Una volta che noi abbiamo impastato e cotto la torta (ne abbiamo fatto dunque un sinolo) non ci è più possibile separare gli ingredienti, o togliere dalla torta la farina o le uova; e la torta ha caratteristiche diverse dalle caratteristiche dei singoli ingredienti che la compongono: non è fragile, non svolazza e non si scioglie. Questo è, secondo l’antropologia aristotelico-tomista, la relazione che lega anima e corpo nell’uomo: esse sono unite indissolubilmente. Per questo motivo è lecito, ed anche utile distinguere la componente biologica della sessualità da quella psicologica e relazionale; ma esse sono le due facce della stessa medaglia, inscindibili se non al prezzo di annientare l’uomo.

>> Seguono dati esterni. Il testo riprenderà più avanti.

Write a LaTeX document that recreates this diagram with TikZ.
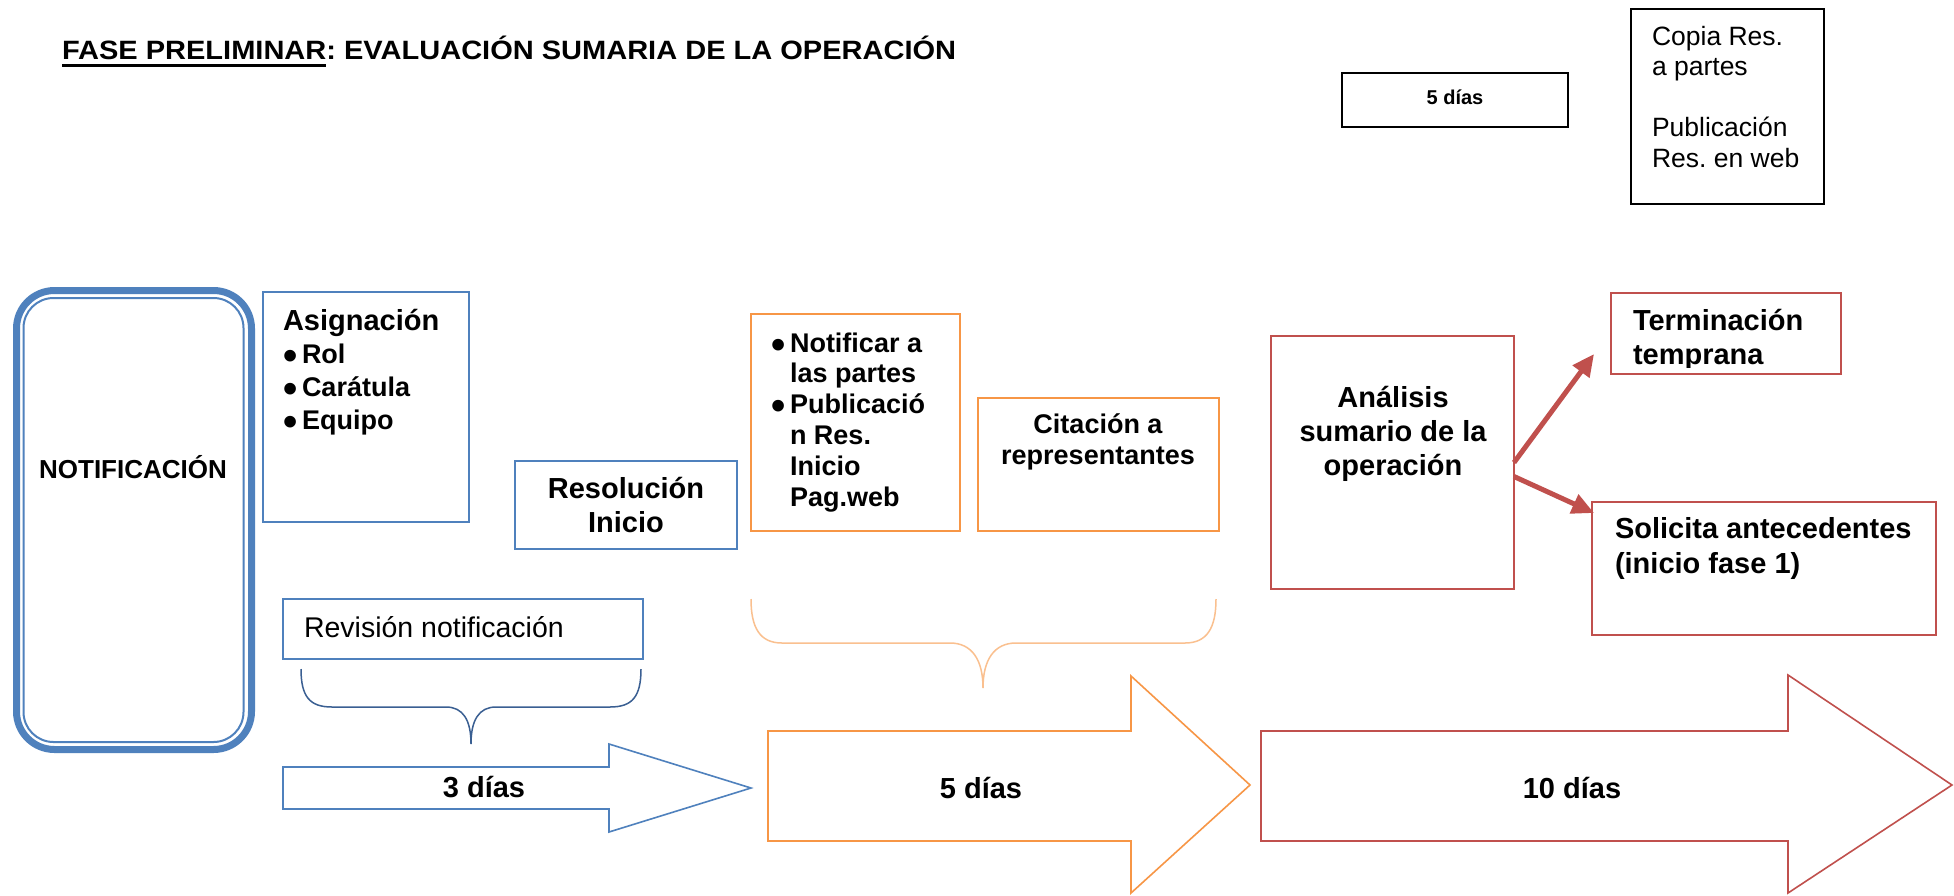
\documentclass[tikz,border=0pt]{standalone}
\usepackage{graphicx}
\usepackage{fontspec}
\setmainfont{Liberation Sans}
\newfontfamily\titlefont[FakeStretch=1.095]{Liberation Sans}
\usetikzlibrary{arrows.meta}
\definecolor{ablue}{HTML}{4F81BD}
\definecolor{bracedark}{HTML}{3A5F92}
\definecolor{aorange}{HTML}{F79646}
\definecolor{lorange}{HTML}{FAC08F}
\definecolor{ared}{HTML}{C0504D}
\newcommand{\fsz}[2]{\fontsize{#1}{#2}\selectfont}
\newcommand{\bul}{\makebox[19pt][l]{\smash{\raisebox{-6pt}{\scalebox{1.5}{\textbullet}}}}}
\frenchspacing
\begin{document}
\frenchspacing
\begin{tikzpicture}[x=1pt,y=-1pt,
  every node/.style={inner sep=0pt, outer sep=0pt},
  bluebox/.style={draw=ablue, line width=1.6pt},
  orangebox/.style={draw=aorange, line width=1.8pt},
  redbox/.style={draw=ared, line width=1.8pt},
  blackbox/.style={draw=black, line width=1.5pt},
  bigtxt/.style={font=\bfseries\fsz{29}{34}},
  midtxt/.style={font=\bfseries\fsz{27}{33}},
  blueshape/.style={draw=ablue, line width=1.6pt, line join=miter},
  orangeshape/.style={draw=aorange, line width=1.6pt, line join=miter},
  redshape/.style={draw=ared, line width=1.6pt, line join=miter},
  redarrow/.style={draw=ared, line width=5pt, -{Triangle[length=22pt,width=20pt]}}
]
\fill[white] (0,0) rectangle (1954,895);
\useasboundingbox (0,0) rectangle (1954,895);

% title
\node[anchor=base west, font=\titlefont\bfseries\fsz{26.5}{30}] (t1) at (62,59) {FASE PRELIMINAR};
\node[anchor=base west, font=\titlefont\bfseries\fsz{26.5}{30}] (t2) at (t1.base east) {: EVALUACIÓN SUMARIA DE LA OPERACIÓN};
\draw[line width=3pt] ([yshift=-6.5pt]t1.base west) -- ([yshift=-6.5pt]t1.base east);

% NOTIFICACION
\node[draw=ablue, line width=7pt, rounded corners=38pt, minimum width=235pt, minimum height=459pt] (notif) at (134,520) {};
\draw[ablue, line width=2pt, rounded corners=30pt] ([shift={(7,7.5)}]notif.north west) rectangle ([shift={(-8,-7.5)}]notif.south east);
\node[anchor=base, font=\bfseries\fsz{26}{30}] (notiftxt) at (133,478) {NOTIFICACIÓN};

% Asignacion (anchor = baseline of last line)
\node[bluebox, minimum width=206pt, minimum height=230pt] (asig) at (366,407) {};
\node[anchor=base west, align=left, midtxt] (asigtxt) at (283,429) {{\fsz{29}{33}Asignación}\\ \bul Rol\\ \bul Carátula\\ \bul Equipo};

% Resolucion Inicio
\node[bluebox, minimum width=222pt, minimum height=88pt] (resol) at (626,505) {};
\node[anchor=base, align=center, bigtxt] (resoltxt) at (626,532) {Resolución\\Inicio};

% Notificar a las partes
\node[orangebox, minimum width=209pt, minimum height=217pt] (notpar) at (855.5,422.5) {};
\node[anchor=base west, align=left, font=\bfseries\fsz{27}{30.8}] (notpartxt) at (771,506) {\bul Notificar a\\ \hspace*{19pt}las partes\\ \bul Publicació\\ \hspace*{19pt}n Res.\\ \hspace*{19pt}Inicio\\ \hspace*{19pt}Pag.web};

% Citacion
\node[orangebox, minimum width=241pt, minimum height=133pt] (cita) at (1098.5,464.5) {};
\node[anchor=base, align=center, font=\bfseries\fsz{27}{31}] (citatxt) at (1098,464) {Citación a\\representantes};

% Analisis
\node[redbox, minimum width=243pt, minimum height=253pt] (ana) at (1392.5,462.5) {};
\node[anchor=base, align=center, font=\bfseries\fsz{29}{34}] (anatxt) at (1393,475) {Análisis\\sumario de la\\operación};

% Terminacion temprana
\node[redbox, minimum width=230pt, minimum height=81pt] (term) at (1726,333.5) {};
\begin{scope}
\clip (1612,294) rectangle (1840,367);
\node[anchor=base west, align=left, font=\bfseries\fsz{29}{34}] (termtxt) at (1633,364) {Terminación\\temprana};
\end{scope}

% Solicita antecedentes
\node[redbox, minimum width=344pt, minimum height=133pt] (soli) at (1764,568.5) {};
\node[anchor=base west, align=left, font=\bfseries\fsz{29}{35}] (solitxt) at (1615,573) {Solicita antecedentes\\(inicio fase 1)};

% red arrows
\coordinate (tip1) at (1594,354);
\coordinate (tip2) at (1594,513);
\draw[redarrow] (ana.east) -- (tip1);
\draw[redarrow] ([yshift=-14pt]ana.east) -- (tip2);

% top boxes
\node[blackbox, minimum width=226pt, minimum height=54pt] (dias5top) at (1455,100) {};
\node[anchor=base, font=\bfseries\fsz{20}{24}] (dias5toptxt) at (1455,104) {5 días};
\node[blackbox, minimum width=193pt, minimum height=195pt] (copia) at (1727.5,106.5) {};
\node[anchor=base west, align=left, font=\fsz{26.5}{30.5}] (copiatxt) at (1652,167) {Copia Res.\\a partes\\[30.5pt]Publicación\\Res.\ en web};

% Revision notificacion
\node[bluebox, minimum width=360pt, minimum height=60pt] (revis) at (463,629) {};
\node[anchor=base west, font=\fsz{28.5}{33}] (revistxt) at (304,637) {Revisión notificación};

% braces
\draw[bracedark, line width=1.5pt] (301,669) .. controls (301,697) and (310,707) .. (332,707) -- (446,707) .. controls (463,707) and (471,720) .. (471,744) .. controls (471,720) and (479,707) .. (496,707) -- (610,707) .. controls (632,707) and (641,697) .. (641,669);
\draw[lorange, line width=1.5pt] (751,599) .. controls (751,628) and (760,643) .. (782,643) -- (950,643) .. controls (972,643) and (983,660) .. (983,688) .. controls (983,660) and (994,643) .. (1016,643) -- (1185,643) .. controls (1207,643) and (1216,628) .. (1216,599);

% duration arrows
\draw[blueshape] (283,767) -- (609,767) -- (609,744) -- (751,788) -- (609,832) -- (609,809) -- (283,809) -- cycle;
\node[anchor=base, bigtxt] (dias3) at (484,797) {3 días};
\draw[orangeshape] (768,731) -- (1131,731) -- (1131,676) -- (1250,785) -- (1131,893) -- (1131,841) -- (768,841) -- cycle;
\node[anchor=base, bigtxt] (dias5) at (981,798) {5 días};
\draw[redshape] (1261,731) -- (1788,731) -- (1788,675) -- (1952,785) -- (1788,893) -- (1788,841) -- (1261,841) -- cycle;
\node[anchor=base, bigtxt] (dias10) at (1572,798) {10 días};
\end{tikzpicture}
\end{document}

Spero che quanto scritto finora abbia convinto il lettore che l’antropologia aristotelico-tomista può fornire gli strumenti che permettono non solo di capire con semplicità e lucidità l’ideologia di genere, ma anche di dare ad essa una risposta convincente ed efficace. Detto questo, come possiamo affrontare il dilemma iniziale? È necessario che il padre eserciti un ruolo paterno e la madre uno materno? Eppure talvolta accade, coma mai? Perché alcuni bambini non sono cresciuti in questa situazione e non hanno riportato dei problemi nello sviluppo dell’identità di genere? Diciamo (senza ripetere tutto) che essere padre è la potenza, esercitare un ruolo paterno l’atto, che la natura (il progetto) di un padre è quello di esercitare il ruolo paterno. La realizzazione del progetto è potenziale, non obbligatoria; quindi può accadere che un padre non eserciti un ruolo paterno, e che qualcun altro (uomo o donna) si sostituisca a lui in questo ruolo. Ciò non toglie che l’esercitare un ruolo paterno è legato all’essere padre, ne è lo sviluppo, ne costituisce la natura.

Consideriamo adesso il bambino. Anch’esso ha una natura, cioè un progetto. Il fatto che una persona diversa dal padre abbia svolto per lui un ruolo paterno può essere un ostacolo alla realizzazione del suo progetto (sicuramente non è un vantaggio); ma può trovare nell’ambiente sociale altre risorse (cioè altre persone che, bene o male, ricoprano tale ruolo) che lo aiutino nella propria realizzazione. Riassumendo: essere padre ed esercitare un ruolo paterno non sono due cose avulse, ma la seconda è il compimento della prima; compimento potenziale, in quanto può darsi che un padre non possa o non riesca ad esercitare il suo ruolo naturale. In questo caso, il bambino può trovare un ruolo paterno in figure vicarie (che, per questo, sono sostituti della figura paterna, naturale interprete del ruolo educativo paterno.